Presented By O’Reilly and Intel Nervana
Put AI to work
September 17-18, 2017: Training
September 18-20, 2017: Tutorials & Conference
San Francisco, CA

Embedded deep learning: Deep learning for embedded systems

Siddha Ganju (NVIDIA)
1:45pm–2:25pm Tuesday, September 19, 2017
Implementing AI
Location: Yosemite A
Secondary topics:  Deep learning, IoT (including smart cities, manufacturing, smart homes/buildings)
Average rating: ***..
(3.33, 3 ratings)

Prerequisite Knowledge

  • A basic understanding of deep learning

What you'll learn

  • Explore Deep Vision’s solution for energy-efficient deep learning, which sits at the intersection between machine learning and computer architecture
  • Understand how to develop exciting new architectures that can potentially revolutionize deep learning and deploy deep learning at scale


State-of-the-art algorithms for applications like face recognition, object identification, and tracking utilize deep learning-based models for inference. Edge-based systems like security cameras and self-driving cars necessarily need to make use of deep learning in order to go beyond the minimum viable product. However, the core deciding factors for such edge-based systems are power, performance, and cost, as these devices possess limited bandwidth, have zero latency tolerance, and are constrained by intense privacy issues. The situation is further exacerbated by the fact that deep learning algorithms require computation of the order of teraops for a single inference at test time, translating to a few seconds per inference for some of the more complex networks. Such high latencies are not practical for edge devices, which typically need real-time response with zero latency. Additionally, deep learning solutions are extremely compute intensive, resulting in edge devices not being able to afford deep learning inference.
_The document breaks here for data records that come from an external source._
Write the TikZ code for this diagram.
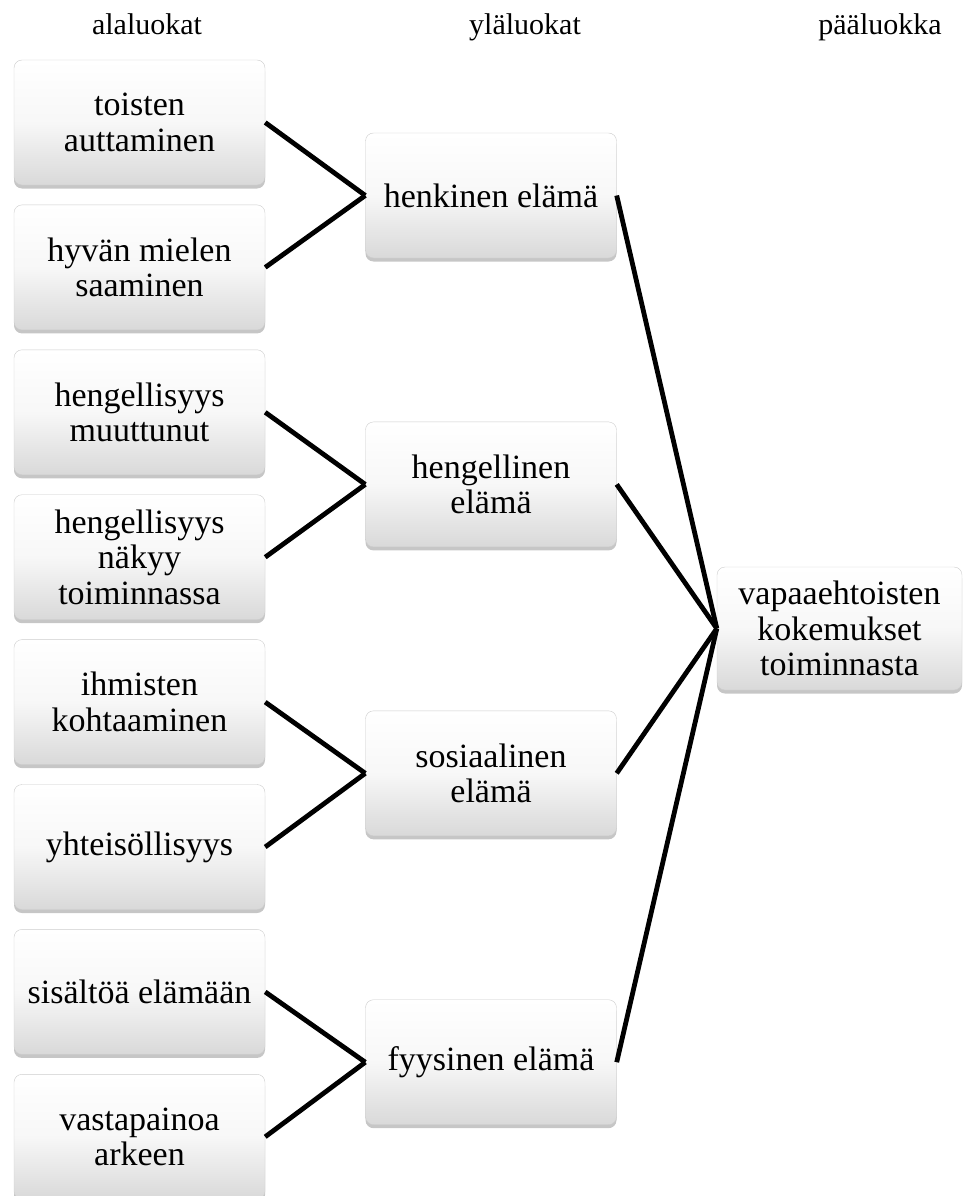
\documentclass[tikz,border=0pt]{standalone}
\usepackage{fontspec}
\setmainfont{Liberation Serif}
\usetikzlibrary{positioning,shadows}
\begin{document}
\begin{tikzpicture}[x=1pt,y=1pt]
\tikzstyle{box} = [draw=gray!40, thin, rounded corners=8pt, top color=white, bottom color=gray!30, middle color=gray!6, minimum width=251pt, minimum height=125pt, align=center, font=\fontsize{34}{35.5}\selectfont, drop shadow={shadow xshift=0pt, shadow yshift=-3.5pt, opacity=0.45}] % shaded category box
\tikzstyle{link} = [line width=4.8pt, color=black] % connecting line
\tikzstyle{head} = [anchor=base, font=\fontsize{30}{32}\selectfont] % column header
\useasboundingbox (0,0) rectangle (963,-1196); % page size of the reference
% column headers
\node(hsub)[head] at (147,-35){alaluokat};
\node(hupper)[head] at (525,-35){yläluokat};
\node(hmain)[head] at (880,-35){pääluokka};
% left column: subcategories, first one placed at coordinates -> the rest below it
\node(toisten)[box] at (139.5,-122.5){toisten\\auttaminen};
\node(mieli)[box, below = 19.5pt of toisten]{hyvän mielen\\saaminen};
\node(muuttunut)[box, below = 19.5pt of mieli]{hengellisyys\\muuttunut};
\node(nakyy)[box, below = 19.5pt of muuttunut]{hengellisyys\\näkyy\\toiminnassa};
\node(kohtaaminen)[box, below = 19.5pt of nakyy]{ihmisten\\kohtaaminen};
\node(yhteis)[box, below = 19.5pt of kohtaaminen]{yhteisöllisyys};
\node(sisalto)[box, below = 19.5pt of yhteis]{sisältöä elämään};
\node(vasta)[box, below = 19.5pt of sisalto]{vastapainoa\\arkeen};
% middle column: upper categories
\node(henkinen)[box] at (491,-195.5){henkinen elämä};
\node(hengellinen)[box, below = 163.5pt of henkinen]{hengellinen\\elämä};
\node(sosiaalinen)[box, below = 163.5pt of hengellinen]{sosiaalinen\\elämä};
\node(fyysinen)[box, below = 163.5pt of sosiaalinen]{fyysinen elämä};
% right column: main category
\node(paa)[box, minimum width=245pt, minimum height=123pt] at (839.5,-628.5){vapaaehtoisten\\kokemukset\\toiminnasta};
% lines from subcategories to upper categories
\draw[link](toisten.east)--(henkinen.west);
\draw[link](mieli.east)--(henkinen.west);
\draw[link](muuttunut.east)--(hengellinen.west);
\draw[link](nakyy.east)--(hengellinen.west);
\draw[link](kohtaaminen.east)--(sosiaalinen.west);
\draw[link](yhteis.east)--(sosiaalinen.west);
\draw[link](sisalto.east)--(fyysinen.west);
\draw[link](vasta.east)--(fyysinen.west);
% lines from upper categories to main category
\draw[link](henkinen.east)--(paa.west);
\draw[link](hengellinen.east)--(paa.west);
\draw[link](sosiaalinen.east)--(paa.west);
\draw[link](fyysinen.east)--(paa.west);
\end{tikzpicture}
\end{document}
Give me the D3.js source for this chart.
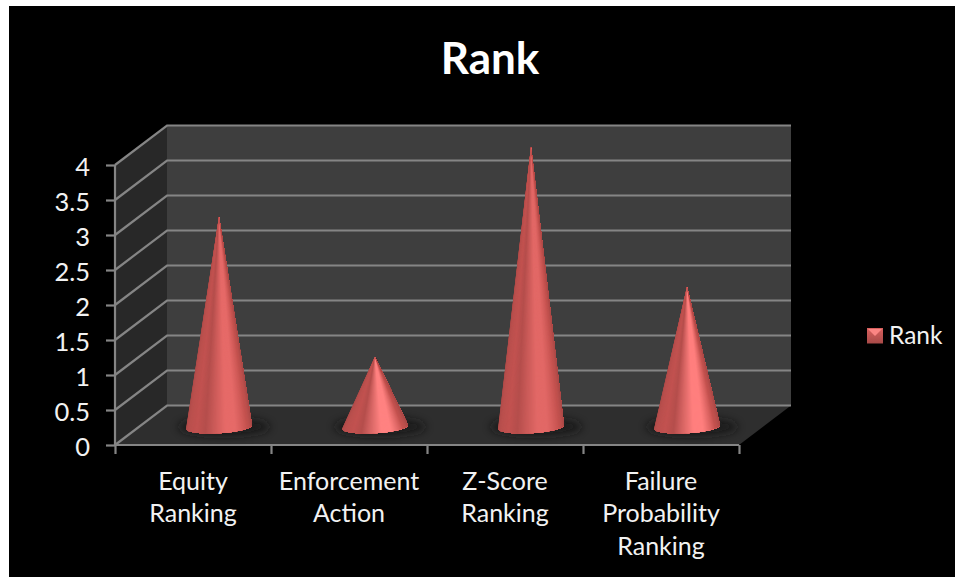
<!DOCTYPE html>
<html>
<head>
<meta charset="utf-8">
<script src="https://cdn.jsdelivr.net/npm/d3@7/dist/d3.min.js"></script>
<style>
html,body{margin:0;padding:0;background:#fff;overflow:hidden}
svg{display:block}
text{font-family:Lato,"Open Sans",sans-serif;fill:#f2f2f2}
</style>
</head>
<body>
<svg id="chart" width="955" height="577"></svg>
<script>
const categories = [["Equity","Ranking"],["Enforcement","Action"],["Z-Score","Ranking"],["Failure","Probability","Ranking"]];
const rankValues = [3, 1, 4, 2];
const valueTicks = [0, 0.5, 1, 1.5, 2, 2.5, 3, 3.5, 4];
const coneHighlights = ["#e66a68", "#ff8281", "#e26866", "#ff7f7e"];

const svg = d3.select("#chart");
const defs = svg.append("defs");

// Frame of the 3D plot: front plane plus the depth offset to the back wall.
const depth = {x: 52, y: -39.5};
const y = d3.scaleLinear().domain([0, 4]).range([445, 165]);
const x = d3.scaleBand().domain(d3.range(categories.length)).range([115, 739]);
const edges = d3.scaleLinear().domain([0, categories.length]).range([115, 739]);

svg.append("rect").attr("x", 9).attr("y", 6).attr("width", 946).attr("height", 571).attr("fill", "#000");

const poly = (pts, fill) => svg.append("polygon").attr("points", pts.map(p => p.join(",")).join(" ")).attr("fill", fill);
const [x0, x1] = x.range();
const y0 = y(0), yTop = y(4);
poly([[x0 + depth.x, y0 + depth.y], [x1 + depth.x, y0 + depth.y], [x1 + depth.x, yTop + depth.y], [x0 + depth.x, yTop + depth.y]], "#3e3e3e");
poly([[x0, y0], [x0 + depth.x, y0 + depth.y], [x0 + depth.x, yTop + depth.y], [x0, yTop]], "#282828");
poly([[x0, y0], [x1, y0], [x1 + depth.x, y0 + depth.y], [x0 + depth.x, y0 + depth.y]], "#2e2e2e");

// Gridlines run along the side wall, then across the back wall.
const gridColor = "#858585";
svg.append("g").selectAll("polyline").data(valueTicks).join("polyline")
  .attr("points", d => `${x0},${y(d)} ${x0 + depth.x},${y(d) + depth.y} ${x1 + depth.x},${y(d) + depth.y}`)
  .attr("fill", "none").attr("stroke", gridColor).attr("stroke-width", 2.2);

// Axes on the front plane.
const axisY = svg.append("g").attr("transform", `translate(${x0},0)`)
  .call(d3.axisLeft(y).tickValues(valueTicks).tickSize(9).tickPadding(16).tickFormat(d3.format("~g")));
const axisX = svg.append("g").attr("transform", `translate(0,${y0})`)
  .call(d3.axisBottom(edges).ticks(categories.length).tickSize(9).tickFormat(""));
[axisY, axisX].forEach(a => {
  a.selectAll("path,line").attr("stroke", gridColor).attr("stroke-width", 2.2);
});
axisY.selectAll("path").attr("d", `M0,${yTop}V${y0}`);
axisX.selectAll("path").attr("d", `M${x0},0H${x1}`);
axisY.selectAll("text").attr("font-size", 25.5).attr("fill", "#f2f2f2")
  .style("font-family", "Lato,sans-serif").attr("dy", "0.42em");

// Category labels, wrapped to several lines.
const catLabels = svg.append("g").selectAll("text").data(categories).join("text")
  .attr("text-anchor", "middle").attr("font-size", 25)
  .attr("transform", (d, i) => `translate(${x(i) + x.bandwidth() / 2},489.5)`);
catLabels.selectAll("tspan").data(d => d).join("tspan")
  .attr("x", 0).attr("y", (d, i) => i * 32.5).text(d => d);

// Cones: a soft contact shadow, then wedges fanned from the apex to the tilted base ellipse.
defs.append("filter").attr("id", "soft").attr("x", "-30%").attr("y", "-100%").attr("width", "160%").attr("height", "300%")
  .append("feGaussianBlur").attr("stdDeviation", 4.5);

const baseOffset = -depth.y / 2 * 0.92;
const rx = 33, ry = 6.4, tilt = -3.5 * Math.PI / 180;
const shade = (hi, u) => {
  const ramp = d3.scaleLinear()
    .domain([0, 0.1, 0.26, 0.36, 0.56, 0.66, 0.82, 1])
    .range(["#a94947", "#b84f4d", "#c25250", "#b54e4c", hi, hi, "#c4524f", "#a54846"])
    .interpolate(d3.interpolateRgb);
  return ramp(u);
};

const cones = svg.append("g").selectAll("g").data(rankValues).join("g")
  .attr("transform", (d, i) => `translate(${x(i) + x.bandwidth() / 2 + depth.x / 2},${y0 - baseOffset})`);

cones.append("ellipse")
  .attr("cx", 5).attr("cy", 0).attr("rx", 46).attr("ry", 9)
  .attr("fill", "#161616").attr("opacity", 0.8).attr("filter", "url(#soft)");

cones.each(function(v, i) {
  const apex = [0, y(v) - y0];
  const n = 80;
  const pts = d3.range(n + 1).map(k => {
    const t = Math.PI * (1 - k / n);
    const ex = rx * Math.cos(t), ey = ry * Math.sin(t);
    return [ex * Math.cos(tilt) - ey * Math.sin(tilt), ex * Math.sin(tilt) + ey * Math.cos(tilt)];
  });
  // Each layer covers everything from wedge k to the right edge, so neighbouring wedges leave no seams.
  d3.select(this).selectAll("path.wedge").data(d3.range(n)).join("path")
    .attr("class", "wedge")
    .attr("d", k => `M${apex}L${pts.slice(k).join("L")}Z`)
    .attr("fill", k => shade(coneHighlights[i], (k + 0.5) / n));
});

// Title and legend.
svg.append("text").attr("x", 490).attr("y", 74).attr("text-anchor", "middle")
  .attr("font-size", 44).attr("font-weight", 700).style("fill", "#fff").text("Rank");

const legend = svg.append("g").attr("transform", "translate(867,328)");
const legendGrad = defs.append("linearGradient").attr("id", "legendFill").attr("x1", 0).attr("x2", 0).attr("y1", 0).attr("y2", 1);
legendGrad.append("stop").attr("offset", 0).attr("stop-color", "#d9605e");
legendGrad.append("stop").attr("offset", 1).attr("stop-color", "#a84a48");
legend.append("rect").attr("width", 16).attr("height", 15.5).attr("fill", "url(#legendFill)");
legend.append("polygon").attr("points", "1,1 15,1 8,8").attr("fill", "#fb8583");
legend.append("text").attr("x", 22).attr("y", 16).attr("font-size", 24.5).text("Rank");
</script>
</body>
</html>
Deep learning is necessary to bring intelligence and autonomy to the edge. Siddha Ganju offers an overview of Deep Vision’s solution, which optimizes both the hardware and the software, and discusses the Deep Vision embedded processor, which is optimized for deep learning and computer vision and offers 50x higher performance per watt than existing embedded GPUs without sacrificing programmability. Siddha demonstrates how Deep Vision’s solutions offer better performance and higher accuracy and shares a classified secret to achieving higher accuracy with a smaller network, as well as how to optimize for information density.

Photo of Siddha Ganju

Siddha Ganju


Siddha Ganju is a self-driving architect at NVIDIA. She was featured on the Forbes 30 under 30 list, and she guides teams at NASA as an AI domain expert and is a featured jury member in several informational tech competitions. Previously, she developed deep learning models for resource-constrained edge devices at DeepVision. She earned her degree from Carnegie Mellon University, and her work ranges from visual question answering to generative adversarial networks to gathering insights from CERN’s petabyte-scale data and has been published at top-tier conferences including CVPR and NeurIPS.